**WHAT TO WORK ON**
Leave out the pictures and copy each record below exactly.

═══ EXERCISE INPUT ═══

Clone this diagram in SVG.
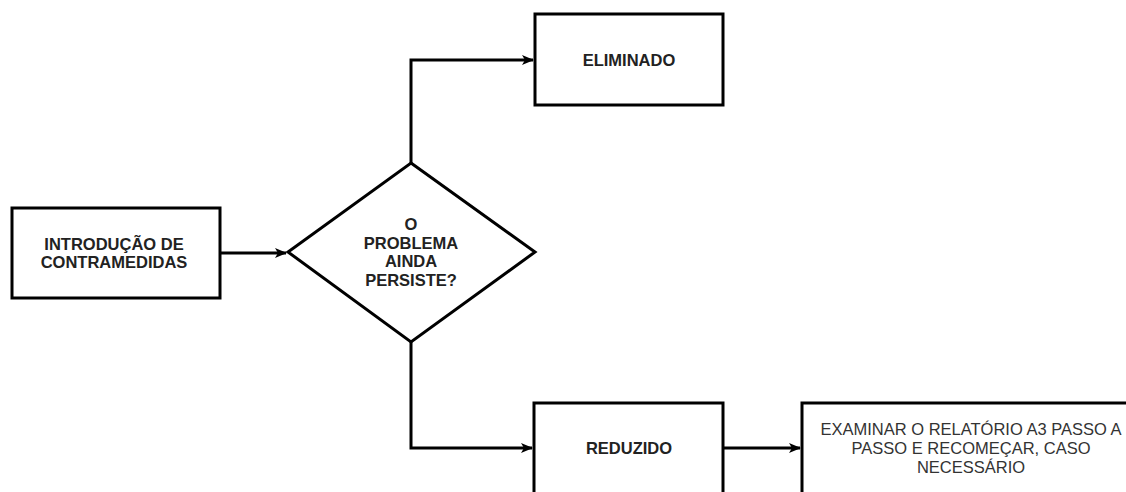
<svg xmlns="http://www.w3.org/2000/svg" width="1126" height="492" viewBox="0 0 1126 492">
<style>
.box{fill:#fff;stroke:#000;stroke-width:3}
.lbl{font-family:"Liberation Sans",Arial,sans-serif;font-size:16.5px;font-weight:bold;fill:#222;text-anchor:middle}
.lbl2{font-family:"Liberation Sans",Arial,sans-serif;font-size:16.5px;fill:#333;text-anchor:middle}
.edge{fill:none;stroke:#000;stroke-width:3}
</style>
<defs>
<marker id="arr" markerUnits="userSpaceOnUse" markerWidth="12" markerHeight="10" refX="11" refY="5" orient="auto">
<path d="M0,0 L12,5 L0,10 L3,5 Z" fill="#000"/>
</marker>
</defs>
<rect width="1126" height="492" fill="#fff"/>
<g id="edges">
<path class="edge" d="M220,253 L286,253" marker-end="url(#arr)"/>
<path class="edge" d="M411,163 L411,60 L533,60" marker-end="url(#arr)"/>
<path class="edge" d="M411,342 L411,448 L532,448" marker-end="url(#arr)"/>
<path class="edge" d="M723,448 L800,448" marker-end="url(#arr)"/>
</g>
<g id="n1">
<rect class="box" x="12" y="208" width="208" height="90"/>
<text class="lbl" x="114" y="250">INTRODUÇÃO DE</text>
<text class="lbl" x="114" y="268">CONTRAMEDIDAS</text>
</g>
<g id="n2">
<polygon class="box" points="411,163 535,252 411,342 288,252"/>
<text class="lbl" x="411" y="230">O</text>
<text class="lbl" x="411" y="249">PROBLEMA</text>
<text class="lbl" x="411" y="267">AINDA</text>
<text class="lbl" x="411" y="286">PERSISTE?</text>
</g>
<g id="n3">
<rect class="box" x="535" y="14" width="188" height="91"/>
<text class="lbl" x="629" y="66">ELIMINADO</text>
</g>
<g id="n4">
<rect class="box" x="534" y="403" width="189" height="100"/>
<text class="lbl" x="629" y="454">REDUZIDO</text>
</g>
<g id="n5">
<rect class="box" x="802" y="403" width="340" height="100"/>
<text class="lbl2" x="971" y="435">EXAMINAR O RELATÓRIO A3 PASSO A</text>
<text class="lbl2" x="971" y="454">PASSO E RECOMEÇAR, CASO</text>
<text class="lbl2" x="971" y="473">NECESSÁRIO</text>
</g>
</svg>
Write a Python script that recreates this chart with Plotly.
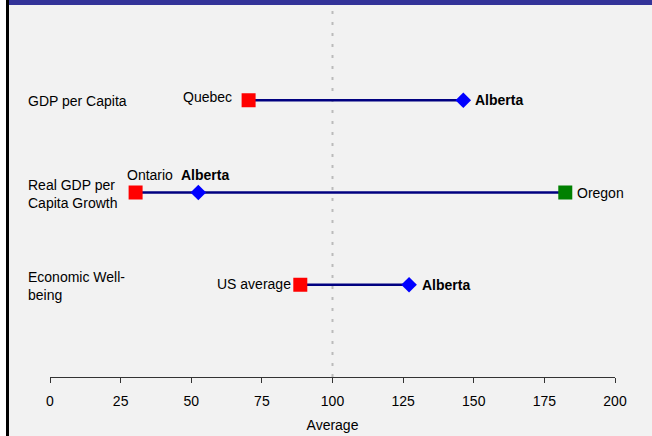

═══

**SOLUTION TO THE PROBLEM**
Clone this diagram in SVG.
<svg xmlns="http://www.w3.org/2000/svg" width="1126" height="492" viewBox="0 0 1126 492">
<style>
.box{fill:#fff;stroke:#000;stroke-width:3}
.lbl{font-family:"Liberation Sans",Arial,sans-serif;font-size:16.5px;font-weight:bold;fill:#222;text-anchor:middle}
.lbl2{font-family:"Liberation Sans",Arial,sans-serif;font-size:16.5px;fill:#333;text-anchor:middle}
.edge{fill:none;stroke:#000;stroke-width:3}
</style>
<defs>
<marker id="arr" markerUnits="userSpaceOnUse" markerWidth="12" markerHeight="10" refX="11" refY="5" orient="auto">
<path d="M0,0 L12,5 L0,10 L3,5 Z" fill="#000"/>
</marker>
</defs>
<rect width="1126" height="492" fill="#fff"/>
<g id="edges">
<path class="edge" d="M220,253 L286,253" marker-end="url(#arr)"/>
<path class="edge" d="M411,163 L411,60 L533,60" marker-end="url(#arr)"/>
<path class="edge" d="M411,342 L411,448 L532,448" marker-end="url(#arr)"/>
<path class="edge" d="M723,448 L800,448" marker-end="url(#arr)"/>
</g>
<g id="n1">
<rect class="box" x="12" y="208" width="208" height="90"/>
<text class="lbl" x="114" y="250">INTRODUÇÃO DE</text>
<text class="lbl" x="114" y="268">CONTRAMEDIDAS</text>
</g>
<g id="n2">
<polygon class="box" points="411,163 535,252 411,342 288,252"/>
<text class="lbl" x="411" y="230">O</text>
<text class="lbl" x="411" y="249">PROBLEMA</text>
<text class="lbl" x="411" y="267">AINDA</text>
<text class="lbl" x="411" y="286">PERSISTE?</text>
</g>
<g id="n3">
<rect class="box" x="535" y="14" width="188" height="91"/>
<text class="lbl" x="629" y="66">ELIMINADO</text>
</g>
<g id="n4">
<rect class="box" x="534" y="403" width="189" height="100"/>
<text class="lbl" x="629" y="454">REDUZIDO</text>
</g>
<g id="n5">
<rect class="box" x="802" y="403" width="340" height="100"/>
<text class="lbl2" x="971" y="435">EXAMINAR O RELATÓRIO A3 PASSO A</text>
<text class="lbl2" x="971" y="454">PASSO E RECOMEÇAR, CASO</text>
<text class="lbl2" x="971" y="473">NECESSÁRIO</text>
</g>
</svg>
Write a Python script that recreates this chart with Plotly.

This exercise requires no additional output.